■ **Plotting code records**:
=-=-=

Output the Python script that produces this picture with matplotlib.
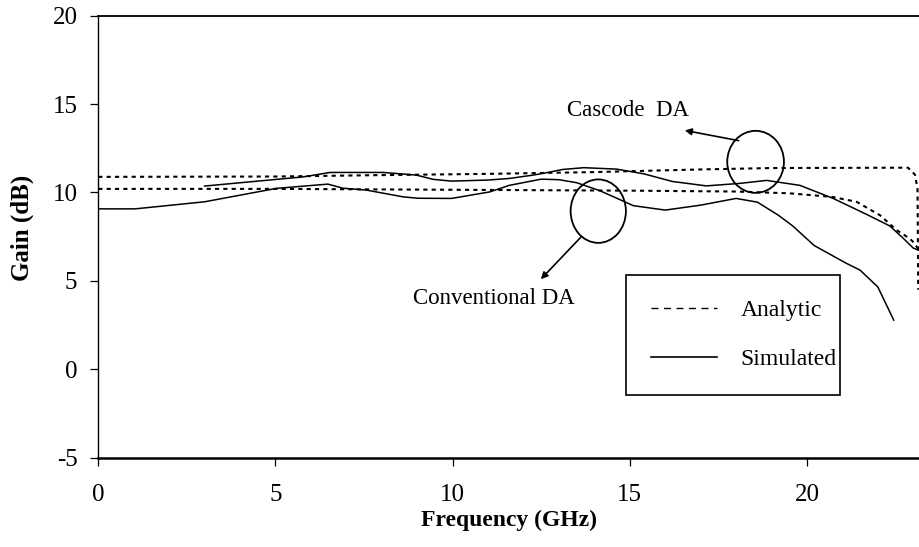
import matplotlib
matplotlib.use("Agg")
import matplotlib.pyplot as plt
from matplotlib.lines import Line2D
from matplotlib.patches import Ellipse

plt.rcParams['font.family'] = ['Liberation Serif', 'DejaVu Serif']
plt.rcParams['axes.unicode_minus'] = False

# analytic gain, conventional DA
conv_ana_f = [0, 5, 10, 15, 18, 19.5, 20.7, 21.4, 22.06, 22.53, 22.9, 23.04, 23.2]
conv_ana_g = [10.2, 10.2, 10.15, 10.1, 10.05, 9.95, 9.75, 9.47, 8.71, 7.87, 7.39, 7.11, 6.6]

# analytic gain, cascode DA
casc_ana_f = [0, 5, 8, 11, 14, 17, 19, 22.85, 23.05, 23.12, 23.14]
casc_ana_g = [10.88, 10.9, 10.98, 11.05, 11.15, 11.3, 11.38, 11.4, 11.0, 10.2, 4.5]

# simulated gain, conventional DA
conv_sim_f = [0, 1.04, 3.0, 5.03, 6.48, 6.9, 7.57, 8.6, 9.02, 9.97, 11.05, 11.6, 12.5,
              13.0, 13.5, 14.15, 14.6, 15.1, 16.0, 17.0, 18.0, 18.6, 19.2, 19.6, 20.2,
              21.1, 21.5, 22.0, 22.45]
conv_sim_g = [9.07, 9.07, 9.47, 10.23, 10.47, 10.24, 10.13, 9.75, 9.67, 9.66, 10.03, 10.4, 10.75,
              10.72, 10.55, 10.1, 9.7, 9.25, 9.0, 9.28, 9.66, 9.45, 8.7, 8.1, 7.0,
              6.0, 5.6, 4.65, 2.77]

# simulated gain, cascode DA
casc_sim_f = [3.0, 5.79, 6.54, 8.04, 8.98, 9.45, 9.97, 11.0, 11.6, 12.27, 12.56, 13.11, 13.7,
              14.62, 15.4, 16.2, 17.16, 18.1, 18.86, 19.8, 20.74, 21.68, 22.34, 22.72, 23.0, 23.2]
casc_sim_g = [10.36, 10.88, 11.13, 11.13, 10.98, 10.74, 10.64, 10.7, 10.79, 10.98, 11.08, 11.3, 11.4,
              11.32, 11.05, 10.62, 10.37, 10.51, 10.68, 10.4, 9.66, 8.76, 8.1, 7.4, 6.85, 6.7]

x_ticks = [0, 5, 10, 15, 20]
y_ticks = [-5, 0, 5, 10, 15, 20]

fig = plt.figure(figsize=(9.2, 5.47), dpi=100)
ax = fig.add_axes([98.3 / 920, 1 - 457.5 / 547, 1 - 98.3 / 920, (457.5 - 15.7) / 547])

dash = dict(color='black', lw=1.5, dashes=(2, 2))
ax.plot(conv_ana_f, conv_ana_g, **dash)
ax.plot(casc_ana_f, casc_ana_g, **dash)
ax.plot(conv_sim_f, conv_sim_g, color='black', lw=1.1)
ax.plot(casc_sim_f, casc_sim_g, color='black', lw=1.1)

ax.set_xlim(0, 23.19)
ax.set_ylim(-5, 20)
ax.set_xticks(x_ticks)
ax.set_yticks(y_ticks)
ax.tick_params(direction='out', length=6, width=0.9, labelsize=18)
ax.tick_params(axis='x', pad=13)
ax.tick_params(axis='y', pad=9)

ax.spines['right'].set_visible(False)
ax.spines['left'].set_linewidth(1.0)
ax.spines['top'].set_linewidth(1.3)
ax.spines['bottom'].set_linewidth(1.8)

ax.set_xlabel('Frequency (GHz)', fontsize=17, fontweight='bold', labelpad=3)
ax.set_ylabel('Gain (dB)', fontsize=18, fontweight='bold')
ax.yaxis.set_label_coords(-0.078, 0.52)

# circles + arrows marking the two curve families
ax.add_patch(Ellipse((18.55, 11.73), 1.6, 3.51, fill=False, color='black', lw=1.3))
ax.add_patch(Ellipse((14.11, 8.94), 1.56, 3.59, fill=False, color='black', lw=1.3))
arrow = dict(arrowstyle='-|>', color='black', lw=1.2, mutation_scale=10, shrinkA=0, shrinkB=0)
ax.annotate('', xy=(16.55, 13.51), xytext=(18.07, 12.93), arrowprops=arrow)
ax.annotate('', xy=(12.49, 5.09), xytext=(13.62, 7.47), arrowprops=arrow)
ax.text(14.95, 14.66, 'Cascode  DA', fontsize=16.5, ha='center', va='center')
ax.text(11.16, 4.01, 'Conventional DA', fontsize=16.5, ha='center', va='center')

handles = [Line2D([], [], color='black', lw=1.0, dashes=(5, 4)),
           Line2D([], [], color='black', lw=1.2)]
leg = ax.legend(handles, ['Analytic', 'Simulated'], loc='upper left',
                bbox_to_anchor=(0.642, 0.0, 0.261, 0.413), mode='expand',
                fontsize=17, frameon=True, fancybox=False, framealpha=1,
                edgecolor='black', borderpad=1.05, handlelength=2.8,
                handletextpad=1.0, labelspacing=1.15, borderaxespad=0)
leg.get_frame().set_linewidth(1.2)

fig.savefig('out.png', dpi=100)
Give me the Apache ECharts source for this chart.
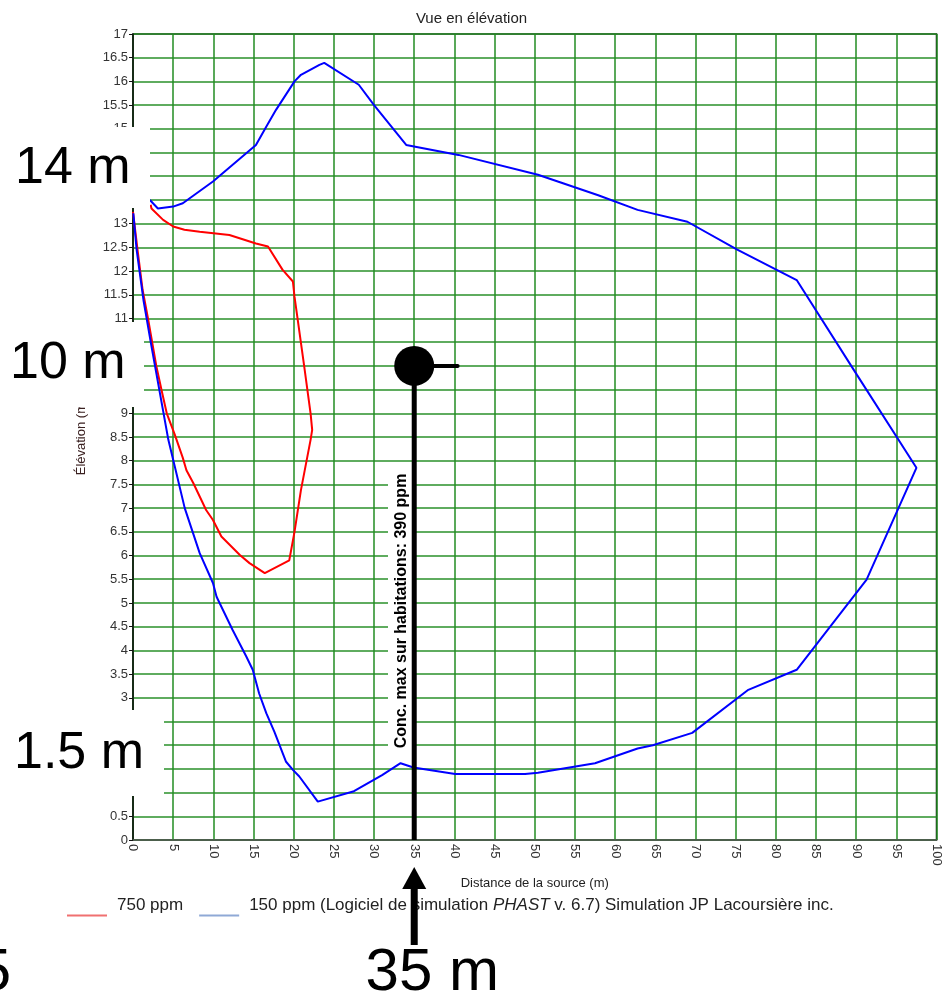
<!DOCTYPE html>
<html><head><meta charset="utf-8">
<script src="https://cdn.jsdelivr.net/npm/echarts@6/dist/echarts.min.js"></script>
<style>html,body{margin:0;padding:0;background:#fff}#c{width:943px;height:1000px}</style>
</head><body><div id="c"></div>
<script>
// ---- data ----
const contour750 = [[0.0,13.25],[0.6,12.4],[1.2,11.6],[1.9,10.97],[2.9,10.0],[3.55,9.49],[4.2,9.0],[5.2,8.55],[6.2,8.06],[6.65,7.8],[7.5,7.53],[9.1,6.96],[9.95,6.75],[11.0,6.4],[13.3,6.01],[14.5,5.84],[16.4,5.63],[19.45,5.9],[20.1,6.5],[20.9,7.38],[22.1,8.44],[22.3,8.65],[22.1,9.0],[21.3,10.0],[20.1,11.46],[19.9,11.78],[18.6,12.03],[16.8,12.52],[15.3,12.58],[12.0,12.76],[8.3,12.83],[6.4,12.87],[5.0,12.94],[3.75,13.08],[2.3,13.32],[2.2,13.4]];
const contour150 = [[2.1,13.5],[3.1,13.32],[5.0,13.36],[6.2,13.43],[9.95,13.89],[15.3,14.66],[16.6,15.05],[17.8,15.4],[20.1,16.0],[20.9,16.14],[23.2,16.35],[23.8,16.39],[28.1,15.93],[30.0,15.5],[34.0,14.66],[40.5,14.45],[50.4,14.03],[57.9,13.6],[62.8,13.29],[69.0,13.04],[75.2,12.45],[82.6,11.81],[90.1,9.81],[97.5,7.85],[91.3,5.49],[82.6,3.59],[76.5,3.16],[69.6,2.26],[64.7,2.0],[62.8,1.93],[57.5,1.62],[50.4,1.42],[48.8,1.39],[40.1,1.39],[34.9,1.53],[33.3,1.62],[31.0,1.37],[27.5,1.03],[23.0,0.81],[20.7,1.34],[19.9,1.48],[19.05,1.65],[17.6,2.28],[16.6,2.67],[15.7,3.09],[14.9,3.59],[14.1,3.87],[12.4,4.43],[10.4,5.13],[9.95,5.42],[8.3,6.05],[6.44,7.0],[5.0,8.02],[4.4,8.44],[2.3,10.41],[1.3,11.39],[0.45,12.45],[0.04,13.22]];
const habitation = [35, 10];
const habitationStick = [[35, 10], [40.4, 10]];
const habitationDrop = [[35, 10], [35, 0]];
const seriesNames = ['750 ppm', '150 ppm'];
const xTickStep = 5, xMax = 100;
const yTickStep = 0.5, yMax = 17;
const bigLabels = ['14 m', '10 m', '1.5 m', '35 m'];
const concText = 'Conc. max sur habitations: 390 ppm';

const FONT = '"Liberation Sans", Arial, sans-serif';
const chart = echarts.init(document.getElementById('c'));
chart.setOption({
  animation: false,
  backgroundColor: '#fff',
  title: { text: 'Vue en élévation', left: 'center', top: 11, padding: 0,
    textStyle: { fontSize: 15, fontWeight: 'normal', color: '#222', fontFamily: FONT } },
  grid: { left: 133, right: 2, top: 34, bottom: 160, show: true, borderColor: '#111', borderWidth: 1.5, backgroundColor: 'transparent' },
  legend: {
    left: 62, top: 892, itemWidth: 40, itemHeight: 2, itemGap: 16, icon: 'rect',
    data: [{ name: seriesNames[0], itemStyle: { color: '#f07070' } }, { name: seriesNames[1], itemStyle: { color: '#8fa9d6' } }],
    formatter: '{t|{name}}',
    textStyle: { fontSize: 17, color: '#222', fontFamily: FONT,
      rich: { t: { fontSize: 17, color: '#222', fontFamily: FONT, padding: [0, 0, 20, 5] } } }
  },
  xAxis: {
    type: 'value', min: 0, max: xMax, interval: xTickStep,
    name: 'Distance de la source (m)', nameLocation: 'middle', nameGap: 37,
    nameTextStyle: { fontSize: 13, color: '#222', fontFamily: FONT },
    axisLine: { lineStyle: { color: '#555', width: 1.5 } },
    axisTick: { show: false },
    axisLabel: { rotate: -90, margin: 4, fontSize: 13, color: '#333', fontFamily: FONT },
    splitLine: { show: true, lineStyle: { color: '#228c22', width: 1.5 } }
  },
  yAxis: {
    type: 'value', min: 0, max: yMax, interval: yTickStep,
    name: 'Élévation (m)', nameLocation: 'middle', nameGap: 45,
    nameTextStyle: { fontSize: 13, color: '#3a2020', fontFamily: FONT },
    axisLine: { show: true, lineStyle: { color: '#111', width: 1.5 } },
    axisTick: { show: true, length: 4, lineStyle: { color: '#111' } },
    axisLabel: { margin: 5, fontSize: 13, color: '#333', fontFamily: FONT },
    splitLine: { show: true, lineStyle: { color: '#2a912a', width: 1.5 } }
  },
  series: [
    { name: seriesNames[0], type: 'line', data: contour750, showSymbol: false, smooth: false,
      lineStyle: { color: '#ff0000', width: 2 }, itemStyle: { color: '#ff0000' }, z: 3 },
    { name: seriesNames[1], type: 'line', data: contour150, showSymbol: false, smooth: false,
      lineStyle: { color: '#0000ff', width: 2 }, itemStyle: { color: '#0000ff' }, z: 3 },
    { name: 'drop', type: 'line', data: habitationDrop, showSymbol: false,
      lineStyle: { color: '#000', width: 5 }, z: 5 },
    { name: 'stick', type: 'line', data: habitationStick, showSymbol: false,
      lineStyle: { color: '#000', width: 4, cap: 'round' }, z: 5 },
    { name: 'habitation', type: 'scatter', data: [habitation], symbol: 'circle', symbolSize: 40,
      itemStyle: { color: '#000', opacity: 1 }, emphasis: { disabled: true }, z: 6 }
  ]
});

const p = chart.convertToPixel({ gridIndex: 0 }, [habitation[0], 0]);
const px = p[0];
const bigStyle = { fontSize: 52, fontFamily: FONT, fill: '#000', verticalAlign: 'middle' };
chart.setOption({
  graphic: [
    { type: 'rect', shape: { x: 0, y: 127, width: 150, height: 81 }, style: { fill: '#fff' }, z: 100 },
    { type: 'rect', shape: { x: 0, y: 322, width: 144, height: 85 }, style: { fill: '#fff' }, z: 100 },
    { type: 'rect', shape: { x: 0, y: 710, width: 164, height: 86 }, style: { fill: '#fff' }, z: 100 },
    { type: 'text', x: 15, y: 169, style: Object.assign({ text: bigLabels[0], align: 'left' }, bigStyle), z: 101 },
    { type: 'text', x: 10, y: 364, style: Object.assign({ text: bigLabels[1], align: 'left' }, bigStyle), z: 101 },
    { type: 'text', x: 14, y: 754, style: Object.assign({ text: bigLabels[2], align: 'left' }, bigStyle), z: 101 },
    { type: 'text', x: px + 18, y: 973, style: Object.assign({ text: bigLabels[3], align: 'center' }, bigStyle, { fontSize: 60 }), z: 101 },
    { type: 'text', x: 11, y: 973, style: Object.assign({ text: '5', align: 'right' }, bigStyle, { fontSize: 60 }), z: 101 },
    { type: 'rect', shape: { x: 388, y: 468, width: 25, height: 285 }, style: { fill: '#fff' }, z: 1 },
    { type: 'text', x: 402, y: 611, rotation: Math.PI / 2,
      style: { text: concText, fontSize: 16, fontWeight: 'bold', fontFamily: FONT, fill: '#000', align: 'center', verticalAlign: 'middle' }, z: 2 },
    { type: 'polygon', shape: { points: [[px, 867], [px - 12, 889], [px + 12, 889]] }, style: { fill: '#000' }, z: 101 },
    { type: 'rect', shape: { x: px - 3.5, y: 886, width: 7, height: 59 }, style: { fill: '#000' }, z: 101 },
    { type: 'text', x: 320, y: 905,
      style: { text: '(Logiciel de simulation {i|PHAST} v. 6.7) Simulation JP Lacoursière inc.',
        fontSize: 17, fontFamily: FONT, fill: '#222', verticalAlign: 'middle', align: 'left',
        rich: { i: { fontStyle: 'italic', fontSize: 17, fontFamily: FONT, fill: '#222' } } }, z: 50 }
  ]
});
</script></body></html>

=-=-=

Please give again the entries word for word, starting at the first line and ending with the line that contains "ax = fig.add_axes([98.3"; include both of those lines but none of the pictures.

■ **FINISHED TASK**:
Output the Python script that produces this picture with matplotlib.
import matplotlib
matplotlib.use("Agg")
import matplotlib.pyplot as plt
from matplotlib.lines import Line2D
from matplotlib.patches import Ellipse

plt.rcParams['font.family'] = ['Liberation Serif', 'DejaVu Serif']
plt.rcParams['axes.unicode_minus'] = False

# analytic gain, conventional DA
conv_ana_f = [0, 5, 10, 15, 18, 19.5, 20.7, 21.4, 22.06, 22.53, 22.9, 23.04, 23.2]
conv_ana_g = [10.2, 10.2, 10.15, 10.1, 10.05, 9.95, 9.75, 9.47, 8.71, 7.87, 7.39, 7.11, 6.6]

# analytic gain, cascode DA
casc_ana_f = [0, 5, 8, 11, 14, 17, 19, 22.85, 23.05, 23.12, 23.14]
casc_ana_g = [10.88, 10.9, 10.98, 11.05, 11.15, 11.3, 11.38, 11.4, 11.0, 10.2, 4.5]

# simulated gain, conventional DA
conv_sim_f = [0, 1.04, 3.0, 5.03, 6.48, 6.9, 7.57, 8.6, 9.02, 9.97, 11.05, 11.6, 12.5,
              13.0, 13.5, 14.15, 14.6, 15.1, 16.0, 17.0, 18.0, 18.6, 19.2, 19.6, 20.2,
              21.1, 21.5, 22.0, 22.45]
conv_sim_g = [9.07, 9.07, 9.47, 10.23, 10.47, 10.24, 10.13, 9.75, 9.67, 9.66, 10.03, 10.4, 10.75,
              10.72, 10.55, 10.1, 9.7, 9.25, 9.0, 9.28, 9.66, 9.45, 8.7, 8.1, 7.0,
              6.0, 5.6, 4.65, 2.77]

# simulated gain, cascode DA
casc_sim_f = [3.0, 5.79, 6.54, 8.04, 8.98, 9.45, 9.97, 11.0, 11.6, 12.27, 12.56, 13.11, 13.7,
              14.62, 15.4, 16.2, 17.16, 18.1, 18.86, 19.8, 20.74, 21.68, 22.34, 22.72, 23.0, 23.2]
casc_sim_g = [10.36, 10.88, 11.13, 11.13, 10.98, 10.74, 10.64, 10.7, 10.79, 10.98, 11.08, 11.3, 11.4,
              11.32, 11.05, 10.62, 10.37, 10.51, 10.68, 10.4, 9.66, 8.76, 8.1, 7.4, 6.85, 6.7]

x_ticks = [0, 5, 10, 15, 20]
y_ticks = [-5, 0, 5, 10, 15, 20]

fig = plt.figure(figsize=(9.2, 5.47), dpi=100)
ax = fig.add_axes([98.3 / 920, 1 - 457.5 / 547, 1 - 98.3 / 920, (457.5 - 15.7) / 547])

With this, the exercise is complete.